Radio France : 299 postes supprimés à l’horizon 2022 |
Lundi 25 novembre, les stations de Radio France sont en grève. Jeudi 14 novembre, la direction du groupe public avait détaillé son plan d’économies : 299 postes supprimés à l’horizon 2022, dont 236 ouverts au départ. Les syndicats jugent ce plan “insoutenable” et craignent une perte d’autonomie de la Maison ronde.

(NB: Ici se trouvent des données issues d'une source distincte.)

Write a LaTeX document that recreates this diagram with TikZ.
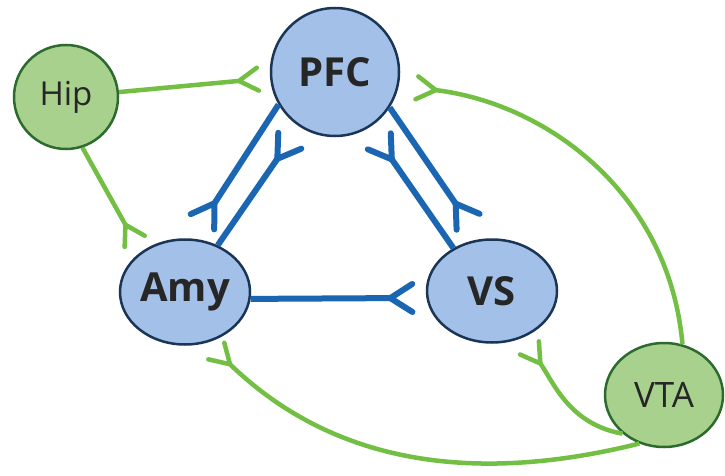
\documentclass[tikz,border=0pt]{standalone}
\usepackage{fontspec}
\setmainfont{Open Sans}
\usetikzlibrary{arrows.meta,shapes.geometric}
\definecolor{bfill}{HTML}{A3C1E8}
\definecolor{bborder}{HTML}{1B3557}
\definecolor{bline}{HTML}{1A66B3}
\definecolor{gfill}{HTML}{A9D18E}
\definecolor{gborder}{HTML}{2D6A2E}
\definecolor{gline}{HTML}{72BF44}
\begin{document}
\begin{tikzpicture}[x=1pt,y=1pt,
  bnode/.style={draw=bborder, fill=bfill, line width=2.5pt, inner sep=0pt,
    font=\fontsize{40}{40}\selectfont\bfseries, text=black!85},
  gnode/.style={draw=gborder, fill=gfill, line width=2.5pt, inner sep=0pt,
    text=black!85},
  bedge/.style={draw=bline, line width=6pt,
    -{Straight Barb[reversed,round,length=22pt,width=28pt]}},
  gedge/.style={draw=gline, line width=4.5pt,
    -{Straight Barb[reversed,round,length=19pt,width=23pt]}}]
\useasboundingbox (0,0) rectangle (725,475);
\node[bnode, circle, minimum size=128pt] (PFC) at (335,403) {PFC};
\node[gnode, circle, minimum size=104pt, font=\fontsize{33}{33}\selectfont] (Hip) at (66,378) {Hip};
\node[bnode, ellipse, minimum width=130pt, minimum height=105pt] (Amy) at (185,183) {Amy};
\node[bnode, ellipse, minimum width=130pt, minimum height=103pt] (VS) at (492,184) {VS};
\node[gnode, ellipse, minimum width=118pt, minimum height=104pt, font=\fontsize{35}{35}\selectfont] (VTA) at (664,80) {VTA};
% green
\draw[gedge, shorten >=10pt] (Hip) -- (PFC);
\draw[gedge, shorten >=10pt] (Hip.-72) -- (Amy.138);
\draw[gedge, shorten >=16pt] (VTA.70) to[out=95,in=-7] (PFC.-12);
\draw[gedge, shorten >=10pt] (VTA.223) to[out=170,in=-55] (VS.-57);
\draw[gedge, shorten >=10pt] (VTA.243) to[out=194,in=-44] (Amy.-66);
% blue
\draw[bedge, shorten >=17pt] (PFC.210) -- (Amy.83);
\draw[bedge, shorten >=14pt] (Amy.55) -- (PFC.237);
\draw[bedge, shorten >=18pt] (PFC.-33) -- (VS.103);
\draw[bedge, shorten >=14pt] (VS.132) -- (PFC.-58);
\draw[bedge, shorten >=11pt] (Amy.-6) -- (VS.186);
\end{tikzpicture}
\end{document}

Ce sont finalement 299 postes qui seront supprimés à Radio France d’ici 2022. Sibyle Veil, pdg du groupe public, a précisé aujourd’hui un plan de départs volontaires programmé dans le cadre de larges économies à faire (60 millions d’euros). « Mon projet préserve nos sept chaînes de radio et nos quatre formations musicales, a-t-elle indiqué dans un courriel adressé à ses équipes. Cela implique de faire évoluer nos activités, renoncer à certaines, en renforcer d’autres. »
Sur son compte Twitter, le Syndicat national des journalistes (SNJ) de Radio France détaille les chiffres annoncés : « Au total, 236 postes seront ouverts aux départs ; 299 seront supprimés mais 61 d’entre eux sont des postes actuellement vacants ou dont on sait qu’ils seront vacants d’ici trois ans, et deux sont des “passerelles”. Parallèlement, 76 postes seront créés, 50 pour le numérique et 26 profils nouveaux rendus nécessaires par les nouvelles organisations [Radio France se déploie sur le numérique, ou encore organise depuis quelques années de nombreux spectacles en ses murs, ndlr]. » Sibyle Veil explique encore que « tous les départs seront volontaires ; personne ne sera obligé de quitter l’entreprise s’il ne le souhaite pas ». Sont concernés les départs pour projet professionnel externe et les départs volontaires à la retraite.
Dans un communiqué, le SNJ juge ce plan « insoutenable ». « Comment faire plus avec moins de personnel ? C’est le véritable enjeu de ce plan, alors que l’État et la direction de Radio France nous demandent de renforcer encore notre présence sur le numérique, avec plus de vidéos, plus de publications web, plus de podcasts natifs. […] Contrairement à ce qu’affirme Sibyle Veil, ce n’est pas une simple réorganisation du service public de la radio. C’est un grave affaiblissement qui nous met à la merci de nos concurrents. »
« Certains secteurs sont plus concernés que d’autres par ce plan, note Philippe Ballet de l’Unsa. Parmi les départs annoncés, on compte 33 choristes, 15 réalisateurs [de France Musique et France Culture], 17 documentalistes, de nombreux agents de gestion… Ce qui induira par exemple davantage de tâches administratives échues aux salariés. Alors qu’il y a déjà surcharge à tous les étages ! » Catherine Hamaide, de la CGT, pointe l’axe fortement numérique du projet stratégique de la présidence : « La radio n’est plus le cœur de métier de Radio France. »
Pour Jean-Paul Quennesson, du syndicat Sud, ces économies à faire à tout prix, couplées à la réforme de l’audiovisuel public (et au rapprochement avec France Télévisions), font craindre une perte d’indépendance du groupe public. « Par exemple, dans une course aux ressources propres, France Inter développe des partenariats avec des sociétés extérieures, notamment pour ses podcasts. Certains sujets pourront-ils être traités aussi librement qu’aujourd’hui dans ces conditions ? Ne risque-t-on pas d’être prudent vis-à-vis des groupes privés qui financent nos contenus ? » Par ailleurs, il pointe l’impréparation de ce plan. « On n’imagine pas administrer un régime sec à quelqu’un sans analyser avant son état de santé… De bons résultats d’audience ne veulent pas dire que les salariés vont bien. Les gens sont en souffrance au travail, les risques psychosociaux importants. On atteindra largement, à mon sens, le nombre de volontaires au départ. Les employés de Radio France ont l’impression de ne plus être aimés ni désirés par leur direction. »
Des réunions entre syndicats et des assemblées générales du personnel se tiennent à la Maison ronde. Donneront-elles lieu à une grève ? Le souvenir de celle, historique par sa longueur (28 jours) de 2015, plane. « Les mauvaises relations existant entre la ministre de la Culture et le pdg d’alors, Mathieu Gallet, avaient joué en notre faveur, précise Philippe Ballet. Mais cette fois, nous ne recevons aucun soutien du ministère, bien au contraire. Nous nous battons contre notre propre direction mais aussi contre l’État. »
Un processus d’information-consultation entre la direction et les élus débutera le 25 novembre, pour une durée de trois mois. Les premier départs devraient être entérinés en mars prochain.